The holder is mechanically and electronically validated for Thermo Fisher/FEI Titan series (including Krios and Talos), JEOL ARM200F/300F, and Hitachi HT7800 systems with ST, XT, T, BioT, HRP, HTP, and CRP pole pieces.
Does the system support simultaneous EDS/EELS acquisition during mechanical testing?
Yes—full spectral acquisition (EDS mapping, EELS core-loss and low-loss) is synchronized with mechanical and thermal control signals via TTL triggers and timestamped data logging.
How is temperature calibrated for each experiment?
Each MEMS chip performs in situ calibration before every run using its intrinsic resistance–temperature polynomial, fitted against NIST-traceable reference points embedded in firmware.
Can the holder perform cyclic loading at elevated temperature?
Yes—it supports user-defined waveforms (sinusoidal, triangular, square) with programmable frequency (0.01–10 Hz), amplitude, and mean load, enabling fatigue and viscoelasticity studies up to 1000 °C.
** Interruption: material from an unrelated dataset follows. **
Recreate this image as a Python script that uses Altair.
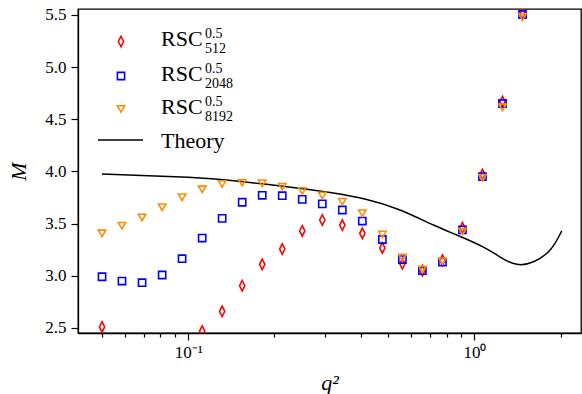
import altair as alt
import pandas as pd

# ---------------- data ----------------
q2 = [0.05, 0.0587, 0.069, 0.0811, 0.0952, 0.1119, 0.1314, 0.1544, 0.1814, 0.2131, 0.2503,
      0.2941, 0.3455, 0.4059, 0.4768, 0.5602, 0.6581, 0.7731, 0.9083, 1.067, 1.2535, 1.4726]
rsc512 = [2.51, None, None, None, None, 2.47, 2.66, 2.905, 3.11, 3.257, 3.43,
          3.535, 3.487, 3.407, 3.267, 3.115, 3.05, 3.15, 3.46, 3.97, 4.67, 5.51]
rsc2048 = [2.991, 2.95, 2.934, 3.008, 3.164, 3.362, 3.551, 3.705, 3.772, 3.768, 3.733,
           3.69, 3.631, 3.525, 3.348, 3.156, 3.05, 3.132, 3.44, 3.95, 4.652, 5.505]
rsc8192 = [3.407, 3.48, 3.56, 3.657, 3.753, 3.829, 3.88, 3.893, 3.887, 3.854, 3.813,
           3.77, 3.71, 3.6, 3.396, 3.175, 3.06, 3.14, 3.425, 3.94, 4.615, 5.48]
theory_q2 = [0.05, 0.1, 0.1537, 0.2478, 0.3214, 0.4204, 0.5497, 0.719, 0.868, 1.075,
             1.23, 1.407, 1.608, 1.839, 2.02]
theory_m = [3.976, 3.944, 3.904, 3.837, 3.794, 3.732, 3.631, 3.487, 3.391, 3.275,
            3.18, 3.11, 3.135, 3.247, 3.432]
x_major = [0.1, 1.0]
x_minor = [0.05, 0.06, 0.07, 0.08, 0.09, 0.2, 0.3, 0.4, 0.5, 0.6, 0.7, 0.8, 0.9, 2.0]
y_ticks = [2.5, 3.0, 3.5, 4.0, 4.5, 5.0, 5.5]
series_names = ["512", "2048", "8192"]

# ---------------- style ----------------
FONT = "Liberation Serif"
W, H = 503, 324
XDOM = [0.04121, 2.357]
YDOM = [2.452, 5.5575]
RED, BLUE, ORANGE = "#ff0000", "#0000ff", "#ff8c00"
THIN_DIAMOND = "M0,-1L0.5,0L0,1L-0.5,0Z"

xscale = alt.Scale(type="log", domain=XDOM, nice=False)
yscale = alt.Scale(domain=YDOM, nice=False, zero=False)

xaxis = alt.Axis(
    values=x_major + x_minor,
    labelExpr="datum.value == 0.1 ? '10⁻¹' : (datum.value == 1 ? '10⁰' : '')",
    tickSize={"condition": {"test": "datum.value == 0.1 || datum.value == 1", "value": 7}, "value": 4},
    labelPadding=4,
    title="q²",
    titleFontStyle="italic",
    titleFontSize=22,
    titleY=56,
    titleBaseline="alphabetic",
)
yaxis = alt.Axis(
    values=y_ticks,
    format=".1f",
    tickSize=7,
    labelPadding=5,
    title="M",
    titleFontStyle="italic",
    titleFontSize=22,
    titleAngle=270,
    titleX=-60,
    titleY=162,
    titleBaseline="middle",
    titleAlign="center",
)


def series_layer(values, color, shape, size):
    df = pd.DataFrame({"q2": q2, "M": values}).dropna()
    return alt.Chart(df).mark_point(
        shape=shape, size=size, filled=False, stroke=color, strokeWidth=1.6, clip=True, opacity=1
    ).encode(
        x=alt.X("q2:Q", scale=xscale, axis=xaxis),
        y=alt.Y("M:Q", scale=yscale, axis=yaxis),
    )


theory_df = pd.DataFrame({"q2": theory_q2, "M": theory_m})
theory = alt.Chart(theory_df).mark_line(color="black", strokeWidth=1.5, interpolate="natural", clip=True).encode(
    x=alt.X("q2:Q", scale=xscale, axis=xaxis),
    y=alt.Y("M:Q", scale=yscale, axis=yaxis),
)

layers = [
    theory,
    series_layer(rsc512, RED, THIN_DIAMOND, 110),
    series_layer(rsc2048, BLUE, "square", 52),
    series_layer(rsc8192, ORANGE, "triangle-down", 55),
]

# ---------------- manual legend (pixel layout) ----------------
dummy = pd.DataFrame({"a": [0]})
leg_colors = [RED, BLUE, ORANGE]
leg_shapes = [THIN_DIAMOND, "square", "triangle-down"]
leg_sizes = [110, 52, 55]
marker_y = [32.5, 67, 100]
main_base = [36.5, 71.5, 105]
sup_base = [28.5, 63.5, 97]
sub_base = [44, 78.5, 111.5]
for i in range(3):
    layers.append(alt.Chart(dummy).mark_point(
        shape=leg_shapes[i], size=leg_sizes[i], filled=False, stroke=leg_colors[i], strokeWidth=1.6, opacity=1
    ).encode(x=alt.value(43), y=alt.value(marker_y[i])))
    layers.append(alt.Chart(dummy).mark_text(
        align="left", baseline="alphabetic", font=FONT, fontSize=22, color="black"
    ).encode(x=alt.value(83), y=alt.value(main_base[i]), text=alt.value("RSC")))
    layers.append(alt.Chart(dummy).mark_text(
        align="left", baseline="alphabetic", font=FONT, fontSize=14, color="black"
    ).encode(x=alt.value(127), y=alt.value(sup_base[i]), text=alt.value("0.5")))
    layers.append(alt.Chart(dummy).mark_text(
        align="left", baseline="alphabetic", font=FONT, fontSize=14, color="black"
    ).encode(x=alt.value(127), y=alt.value(sub_base[i]), text=alt.value(series_names[i])))

layers.append(alt.Chart(dummy).mark_rule(color="black", strokeWidth=1.5).encode(
    x=alt.value(20), x2=alt.value(65), y=alt.value(131)))
layers.append(alt.Chart(dummy).mark_text(
    align="left", baseline="alphabetic", font=FONT, fontSize=22, color="black"
).encode(x=alt.value(83), y=alt.value(139), text=alt.value("Theory")))

chart = alt.layer(*layers).properties(
    width=W,
    height=H,
    background="white",
    autosize=alt.AutoSizeParams(type="none"),
    padding={"left": 78, "top": 9, "right": 1, "bottom": 61},
).configure_view(
    stroke="black", strokeWidth=1.3
).configure_axis(
    grid=False,
    domainColor="black",
    domainWidth=1.3,
    tickColor="black",
    tickWidth=1.2,
    labelFont=FONT,
    labelFontSize=17,
    labelColor="black",
    titleFont=FONT,
    titleColor="black",
    titleFontWeight="normal",
)

chart.save("out.html", embed_options={"renderer": "svg", "actions": False})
Is vacuum compatibility verified to TEM operational specifications?
Yes—the entire assembly (chip, wiring, ceramic feedthroughs, titanium body) has been outgassing-tested per ASTM E595, with total mass loss (TML) <0.5% and collected volatile condensable materials (CVCM) <0.05%, ensuring no contamination of TEM column optics or detectors.